Based on The Taliban Shuffle: Strange Days in Afghanistan, the war memoirs of Kim Baker, and from the directors of Crazy, Stupid Love, Whiskey Tango Foxtrot is all about subverting the norms and expectations of the conventional war pic.

And it works to varying degrees.

Fey stars as Baker, a dissatisfied reporter stuck in a dead-end job and determined to turn things around. On a whim, she signs up to cover the conflict in Afghanistan in 2002, full of journalistic bluster and self-doubt.

However, when she gets to Afghanistan, she finds the Kabul atmosphere somewhat hedonistic as the embedded journalists there live life to the large, stuck in the mundanity of war time gallows humour and of a conflict that's already on the wane in the news cycle.


Initially awkward, Baker strikes up a friendship with fellow female reporter Tanya Vanderpoel (Robbie) and the pair work their way through the daily routine. But, as ever in wartime, there are casualties - both of the heart and of the human kind.

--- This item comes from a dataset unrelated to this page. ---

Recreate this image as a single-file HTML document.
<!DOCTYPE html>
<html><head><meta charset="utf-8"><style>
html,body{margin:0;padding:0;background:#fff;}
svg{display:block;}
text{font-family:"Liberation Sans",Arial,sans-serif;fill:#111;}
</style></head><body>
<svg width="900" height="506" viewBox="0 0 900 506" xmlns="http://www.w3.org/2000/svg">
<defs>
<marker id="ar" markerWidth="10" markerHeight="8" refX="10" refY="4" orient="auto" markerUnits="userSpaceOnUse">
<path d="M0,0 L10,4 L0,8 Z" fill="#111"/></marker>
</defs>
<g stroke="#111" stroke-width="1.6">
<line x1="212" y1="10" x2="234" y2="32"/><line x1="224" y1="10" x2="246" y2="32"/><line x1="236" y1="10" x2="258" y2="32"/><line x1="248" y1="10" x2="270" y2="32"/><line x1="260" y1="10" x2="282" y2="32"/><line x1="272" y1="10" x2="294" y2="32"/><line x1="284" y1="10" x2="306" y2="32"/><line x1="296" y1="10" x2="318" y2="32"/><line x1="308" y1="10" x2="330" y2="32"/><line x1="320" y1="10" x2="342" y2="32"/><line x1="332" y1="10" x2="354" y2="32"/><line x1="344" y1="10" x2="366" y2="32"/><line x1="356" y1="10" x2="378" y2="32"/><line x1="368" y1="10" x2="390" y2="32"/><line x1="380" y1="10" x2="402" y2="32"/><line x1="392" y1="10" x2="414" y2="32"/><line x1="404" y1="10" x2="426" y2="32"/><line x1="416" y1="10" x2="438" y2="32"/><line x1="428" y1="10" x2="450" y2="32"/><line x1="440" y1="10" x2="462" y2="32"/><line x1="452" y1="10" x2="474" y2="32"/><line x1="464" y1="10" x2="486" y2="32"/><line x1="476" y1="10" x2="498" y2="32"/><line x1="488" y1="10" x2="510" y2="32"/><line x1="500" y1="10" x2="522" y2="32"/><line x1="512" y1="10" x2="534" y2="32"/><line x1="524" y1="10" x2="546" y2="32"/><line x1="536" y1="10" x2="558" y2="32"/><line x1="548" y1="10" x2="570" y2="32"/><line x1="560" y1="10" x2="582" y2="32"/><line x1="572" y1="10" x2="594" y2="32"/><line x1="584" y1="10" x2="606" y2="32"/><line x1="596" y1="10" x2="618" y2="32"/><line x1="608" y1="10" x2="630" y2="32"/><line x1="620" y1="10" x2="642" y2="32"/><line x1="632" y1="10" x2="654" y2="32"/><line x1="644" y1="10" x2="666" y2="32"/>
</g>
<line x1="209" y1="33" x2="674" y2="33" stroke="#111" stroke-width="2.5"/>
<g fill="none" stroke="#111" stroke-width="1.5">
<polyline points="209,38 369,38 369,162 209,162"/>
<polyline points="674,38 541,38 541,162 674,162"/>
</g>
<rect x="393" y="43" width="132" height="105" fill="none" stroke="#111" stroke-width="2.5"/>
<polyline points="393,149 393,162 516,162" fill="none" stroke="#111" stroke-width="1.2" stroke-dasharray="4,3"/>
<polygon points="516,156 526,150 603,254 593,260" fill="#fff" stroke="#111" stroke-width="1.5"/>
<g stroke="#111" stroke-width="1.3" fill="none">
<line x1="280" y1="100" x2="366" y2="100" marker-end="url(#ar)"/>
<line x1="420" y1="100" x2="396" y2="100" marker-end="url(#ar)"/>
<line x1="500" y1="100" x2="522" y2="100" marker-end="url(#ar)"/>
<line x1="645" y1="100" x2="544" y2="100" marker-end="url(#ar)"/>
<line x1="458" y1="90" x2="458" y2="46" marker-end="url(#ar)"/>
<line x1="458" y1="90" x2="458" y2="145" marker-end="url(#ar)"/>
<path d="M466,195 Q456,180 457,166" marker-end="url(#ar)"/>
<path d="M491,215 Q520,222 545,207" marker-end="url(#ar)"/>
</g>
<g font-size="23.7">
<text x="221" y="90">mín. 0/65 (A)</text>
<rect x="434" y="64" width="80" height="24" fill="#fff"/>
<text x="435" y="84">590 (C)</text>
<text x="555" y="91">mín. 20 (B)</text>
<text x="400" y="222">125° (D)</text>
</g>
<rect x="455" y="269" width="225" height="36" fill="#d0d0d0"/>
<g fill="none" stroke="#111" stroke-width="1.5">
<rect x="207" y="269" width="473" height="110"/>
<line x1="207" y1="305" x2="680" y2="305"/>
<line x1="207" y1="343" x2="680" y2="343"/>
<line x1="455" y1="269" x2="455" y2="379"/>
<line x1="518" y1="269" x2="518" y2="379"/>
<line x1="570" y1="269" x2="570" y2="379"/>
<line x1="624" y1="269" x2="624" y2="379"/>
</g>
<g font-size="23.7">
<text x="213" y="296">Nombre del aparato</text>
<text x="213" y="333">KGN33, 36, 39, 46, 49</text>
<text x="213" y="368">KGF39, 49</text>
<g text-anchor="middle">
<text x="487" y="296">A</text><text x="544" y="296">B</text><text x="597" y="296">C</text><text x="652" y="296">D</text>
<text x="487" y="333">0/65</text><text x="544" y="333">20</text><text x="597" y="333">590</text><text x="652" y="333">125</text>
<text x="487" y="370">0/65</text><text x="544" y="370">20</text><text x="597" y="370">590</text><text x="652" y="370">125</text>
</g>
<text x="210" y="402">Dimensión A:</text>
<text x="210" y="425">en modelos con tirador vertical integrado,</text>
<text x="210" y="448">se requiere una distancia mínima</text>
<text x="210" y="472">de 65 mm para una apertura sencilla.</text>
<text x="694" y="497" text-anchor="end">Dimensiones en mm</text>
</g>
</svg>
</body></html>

Whiskey Tango Foxtrot is an odd affair, a kind of dramedy that relies more on wry writing and a powerhouse delivery from Fey to see it through, rather than a stereotypical war movie with a comedy actress inserted in.

If your perception of Fey is solely as a comedic performer, the more restrained edges she brings to Kim Baker will be a welcome shock to your system, proving she has more than the dramatic chops needed to pull off the nuances necessary.

If Fey is impressive though, Girls' star Christopher Abbott eclipses what she does as Fahim, the native helper and guide to Baker. His is a turn of rare complexity, of understatement and one of the stand-outs of the film. And in an ensemble cast that numbers Billy Bob Thornton, Martin Freeman, Alfred Molina and Margot Robbie, that is quite the feat.


By necessity, as the story has to cover several years worth of material, it jumps around a lot. Consequently though and unfortunately, it means some of the emotional heft of life within the self-coined "Kabubble" doesn't quite hit as perhaps it should or indeed could.

Some scenes hang together and then disappear, which is a shame because the rough and ready nature of how it's shot gives this unconventional wartime tale the sheen and grit it needs. This is no typical war story and it doesn't play out like you'd expect from the likes of Good Morning, Vietnam. You know a dramatic event is coming at some point, and unfortunately, in Whiskey Tango Foxtrot, when it does show, the rushed conflict and sudden tonal whiplash of the final act jars a little (a rivalry, a kidnapping), leaving a feeling of contrivance rather than a deeper emotional immersing in events.

A bit more focus in some places and some slightly more fleshed out dramatic seeding would have greatly improved the at times satirical Whiskey Tango Foxtrot.

All that said though, this is a film where both Fey and Abbott rise high above the material; they deliver human performances and elevate the slightly rougher edges of the jumpy story to leave you feeling that this is a tale whose complexities would have been better served with a more singular focus, but whose journey has delivered up two of the strongest acting surprises of the year.